Yesterday I made the very important announcement that my bursa sac was inflamed with sexy. I was pretty upbeat because it was not a stress fracture and I just had a big cup of coffee (love my Keurig!!!). I felt that if I was going to get hurt, NOW was the time and I am only sidelined for as long as it takes for the inflammation to become uninflamed (if anyone knows science words, it’s me!). In the grand scheme of injuries, this was the teeniest tiniest blip. Does it suck? Sure. It’s it life-altering? No.

Many of my one blog reader complimented my positive outlook, but I don’t think I should be praised for being practical.

1) Experience has taught me to buck the eff up. I’ve handled injuries like a big baby before. In November of 2006 I tried to run through a stress fracture of the pubis ramus (which is kind of like the vagina bone but don’t google that). Guess what? By March it still wasn’t healed. Instead of being smart and cross training, I pouted and got all dramatic and then laced up my kicks and dragged my right leg around the neighborhood.
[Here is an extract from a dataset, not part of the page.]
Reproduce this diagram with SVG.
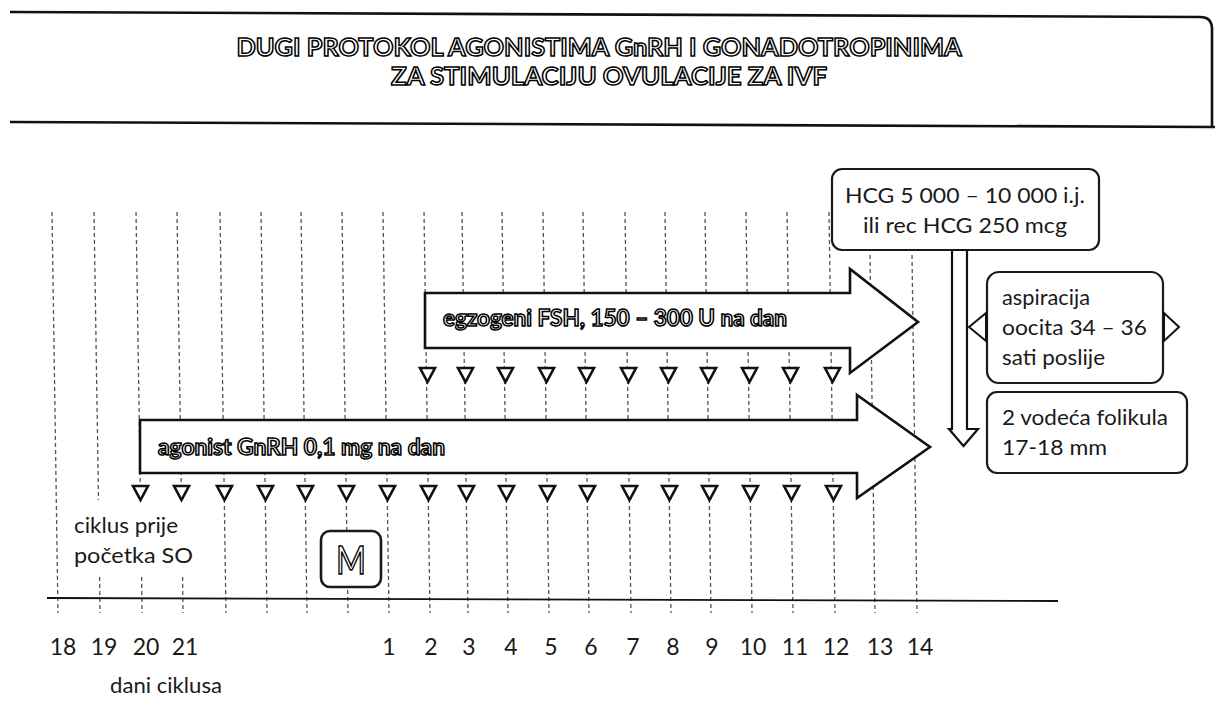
<svg xmlns="http://www.w3.org/2000/svg" xmlns:xlink="http://www.w3.org/1999/xlink" width="1215" height="704" viewBox="0 0 1215 704">
<style>
.grid{stroke:#555;stroke-width:1.3;stroke-dasharray:4 3;fill:none}
.frame{fill:none;stroke:#111;stroke-width:2.6}
.box{fill:#fff;stroke:#1a1a1a;stroke-width:2.2}
.arrow{fill:#fff;stroke:#111;stroke-width:2.6;stroke-linejoin:miter}
.tri{fill:#fff;stroke:#111;stroke-width:2.6;stroke-linejoin:miter}
.t{font-family:Lato,"Liberation Sans",sans-serif;font-size:21px;fill:#1a1a1a}
.n{font-family:Lato,"Liberation Sans",sans-serif;font-size:23px;fill:#1a1a1a;text-anchor:middle}
.o{font-family:Lato,"Liberation Sans",sans-serif;font-weight:bold;fill:#fff;stroke:#000;stroke-width:1.5}
</style>
<defs>
<path id="tri" class="tri" d="M-7.5,0 L7.5,0 L0,14 Z"/>
</defs>
<rect width="1215" height="704" fill="#fff"/>

<g id="title">
<path class="frame" d="M10,12 L1200,17 Q1212,17 1212,29 L1212,127"/>
<path class="frame" d="M10,122 L1215,127"/>
<text class="o" x="599" y="56" font-size="25" text-anchor="middle" textLength="725" lengthAdjust="spacingAndGlyphs">DUGI PROTOKOL AGONISTIMA GnRH I GONADOTROPINIMA</text>
<text class="o" x="609" y="85" font-size="25" text-anchor="middle" textLength="436" lengthAdjust="spacingAndGlyphs">ZA STIMULACIJU OVULACIJE ZA IVF</text>
</g>

<g id="connectors">
<line class="grid" x1="52" y1="212" x2="58" y2="613"/>
<line class="grid" x1="94" y1="212" x2="98.5" y2="500"/>
<line class="grid" x1="99.6" y1="577" x2="100" y2="613"/>
<line class="grid" x1="136" y1="212" x2="140.5" y2="500"/>
<line class="grid" x1="141.6" y1="577" x2="142" y2="613"/>
<line class="grid" x1="177" y1="212" x2="181.5" y2="500"/>
<line class="grid" x1="182.6" y1="577" x2="183" y2="613"/>
<line class="grid" x1="220" y1="212" x2="226" y2="613"/>
<line class="grid" x1="261" y1="212" x2="267" y2="613"/>
<line class="grid" x1="301" y1="212" x2="307" y2="613"/>
<line class="grid" x1="342" y1="212" x2="348" y2="613"/>
<line class="grid" x1="383" y1="212" x2="389" y2="613"/>
<line class="grid" x1="424" y1="212" x2="430" y2="613"/>
<line class="grid" x1="462" y1="212" x2="468" y2="613"/>
<line class="grid" x1="502" y1="212" x2="508" y2="613"/>
<line class="grid" x1="543" y1="212" x2="549" y2="613"/>
<line class="grid" x1="583" y1="212" x2="589" y2="613"/>
<line class="grid" x1="625" y1="212" x2="631" y2="613"/>
<line class="grid" x1="665" y1="212" x2="671" y2="613"/>
<line class="grid" x1="705" y1="212" x2="711" y2="613"/>
<line class="grid" x1="746" y1="212" x2="752" y2="613"/>
<line class="grid" x1="787" y1="212" x2="793" y2="613"/>
<line class="grid" x1="829" y1="212" x2="835" y2="613"/>
<line class="grid" x1="870" y1="255" x2="875" y2="613"/>
<line class="grid" x1="912" y1="255" x2="917" y2="613"/>
<path class="frame" style="stroke-width:1.8" d="M47,598 L1058,601"/>
</g>

<g id="agonist-arrow">
<polygon class="arrow" points="140,420 857,420 857,395 930,447 857,498 857,473 140,473"/>
<text class="o" x="158" y="455" font-size="22" textLength="287" lengthAdjust="spacingAndGlyphs">agonist GnRH 0,1 mg na dan</text>
</g>

<g id="fsh-arrow">
<polygon class="arrow" points="425,293 850,293 850,269 918,322 850,373 850,348 425,348"/>
<text class="o" x="443" y="326" font-size="22" textLength="344" lengthAdjust="spacingAndGlyphs">egzogeni FSH, 150 – 300 U na dan</text>
</g>

<g id="agonist-doses">
<use xlink:href="#tri" x="140.5" y="486"/>
<use xlink:href="#tri" x="181.5" y="486"/>
<use xlink:href="#tri" x="224.5" y="486"/>
<use xlink:href="#tri" x="265.5" y="486"/>
<use xlink:href="#tri" x="305.5" y="486"/>
<use xlink:href="#tri" x="346.5" y="486"/>
<use xlink:href="#tri" x="387.5" y="486"/>
<use xlink:href="#tri" x="428.5" y="486"/>
<use xlink:href="#tri" x="466.5" y="486"/>
<use xlink:href="#tri" x="506.5" y="486"/>
<use xlink:href="#tri" x="547.5" y="486"/>
<use xlink:href="#tri" x="587.5" y="486"/>
<use xlink:href="#tri" x="629.5" y="486"/>
<use xlink:href="#tri" x="669.5" y="486"/>
<use xlink:href="#tri" x="709.5" y="486"/>
<use xlink:href="#tri" x="750.5" y="486"/>
<use xlink:href="#tri" x="791.5" y="486"/>
<use xlink:href="#tri" x="833.5" y="486"/>
</g>

<g id="fsh-doses">
<use xlink:href="#tri" x="427.5" y="368"/>
<use xlink:href="#tri" x="465.5" y="368"/>
<use xlink:href="#tri" x="505.5" y="368"/>
<use xlink:href="#tri" x="546.5" y="368"/>
<use xlink:href="#tri" x="586.5" y="368"/>
<use xlink:href="#tri" x="628.5" y="368"/>
<use xlink:href="#tri" x="668.5" y="368"/>
<use xlink:href="#tri" x="708.5" y="368"/>
<use xlink:href="#tri" x="749.5" y="368"/>
<use xlink:href="#tri" x="790.5" y="368"/>
<use xlink:href="#tri" x="832.5" y="368"/>
</g>

<g id="hcg">
<rect class="box" x="832" y="169" width="267" height="81" rx="10"/>
<text class="t" x="965" y="203" text-anchor="middle" textLength="240" lengthAdjust="spacingAndGlyphs">HCG 5 000 – 10 000 i.j.</text>
<text class="t" x="965" y="233" text-anchor="middle" textLength="204" lengthAdjust="spacingAndGlyphs">ili rec HCG 250 mcg</text>
<polygon class="arrow" style="stroke-width:2.2" points="952,250 967,250 967,429 978,429 963.5,446 949,429 952,429"/>
</g>

<g id="aspiracija">
<rect class="box" x="987" y="272" width="176" height="111" rx="12"/>
<polygon class="tri" style="stroke-width:2" points="986,313 969,327 986,341"/>
<polygon class="tri" style="stroke-width:2" points="1164,313 1179,327 1164,341"/>
<text class="t" x="1002" y="305" textLength="88" lengthAdjust="spacingAndGlyphs">aspiracija</text>
<text class="t" x="1002" y="335" textLength="145" lengthAdjust="spacingAndGlyphs">oocita 34 – 36</text>
<text class="t" x="1002" y="365" textLength="103" lengthAdjust="spacingAndGlyphs">sati poslije</text>
</g>

<g id="folikula">
<rect class="box" x="987" y="392" width="200" height="81" rx="10"/>
<text class="t" x="1002" y="425" textLength="166" lengthAdjust="spacingAndGlyphs">2 vodeća folikula</text>
<text class="t" x="1002" y="455" textLength="105" lengthAdjust="spacingAndGlyphs">17-18 mm</text>
</g>

<g id="ciklus-label">
<text class="t" x="74" y="533" textLength="104" lengthAdjust="spacingAndGlyphs">ciklus prije</text>
<text class="t" x="74" y="563" textLength="119" lengthAdjust="spacingAndGlyphs">početka SO</text>
</g>

<g id="menstruation">
<rect class="box" style="stroke-width:2.6" x="321" y="531" width="60" height="56" rx="9"/>
<text class="o" x="351" y="574" font-size="38" text-anchor="middle" textLength="30" lengthAdjust="spacingAndGlyphs" style="font-weight:normal">M</text>
</g>

<g id="axis-labels">
<text class="n" x="63" y="655">18</text>
<text class="n" x="104" y="655">19</text>
<text class="n" x="146" y="655">20</text>
<text class="n" x="185" y="655">21</text>
<text class="n" x="389" y="655">1</text>
<text class="n" x="431" y="655">2</text>
<text class="n" x="469" y="655">3</text>
<text class="n" x="511" y="655">4</text>
<text class="n" x="551" y="655">5</text>
<text class="n" x="591" y="655">6</text>
<text class="n" x="633" y="655">7</text>
<text class="n" x="673" y="655">8</text>
<text class="n" x="712" y="655">9</text>
<text class="n" x="753" y="655">10</text>
<text class="n" x="795" y="655">11</text>
<text class="n" x="836" y="655">12</text>
<text class="n" x="880" y="655">13</text>
<text class="n" x="920" y="655">14</text>
<text class="t" x="110" y="693" textLength="112" lengthAdjust="spacingAndGlyphs">dani ciklusa</text>
</g>
</svg>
It was stupid and instead of shelving running for 9-12 weeks, I made the injury last 6 months. Lesson more than learned.

2) Looking at the BIG picture, a small injury is just that. When I see below-the-knee amputees racing and women with bald heads running in breast cancer awareness events, how could I even host a pity party? These war veterans and chemotherapy patients exemplify mental toughness and fortitude and bravery and courage and perseverance. So am I really going to cry into my pillow and scribble “Why me????” in my diary over some shitty hip pain? No. Seeing these everyday heroes has truly helped me to get over myself.

3) Running is my passion but it is not my livelihood. If I can’t run, I may get a little (read: VERY) stir crazy, but my family won’t starve. I’m not supporting a Kenyan village. Without running, I may lose my sanity (if there’s any left to lose), but I’m not losing my job, my car, my house, my unicorn.

So yes, I’m being positive, and I took this attitude to the gym last night for my second workout of the day. I did hill intervals on the bike and tried to crush the “inclines.” I kept repeating the mantra “Kill the hill!” and reminded myself that this peddling to nowhere would make my quads super-strong for running real-life inclines. I am staying focussed on the long-term instead of bemoaning what I can’t do right now. There were no crazies at the gym last night, but I didn’t have any “cabin fever” to distract from. I just had perspective.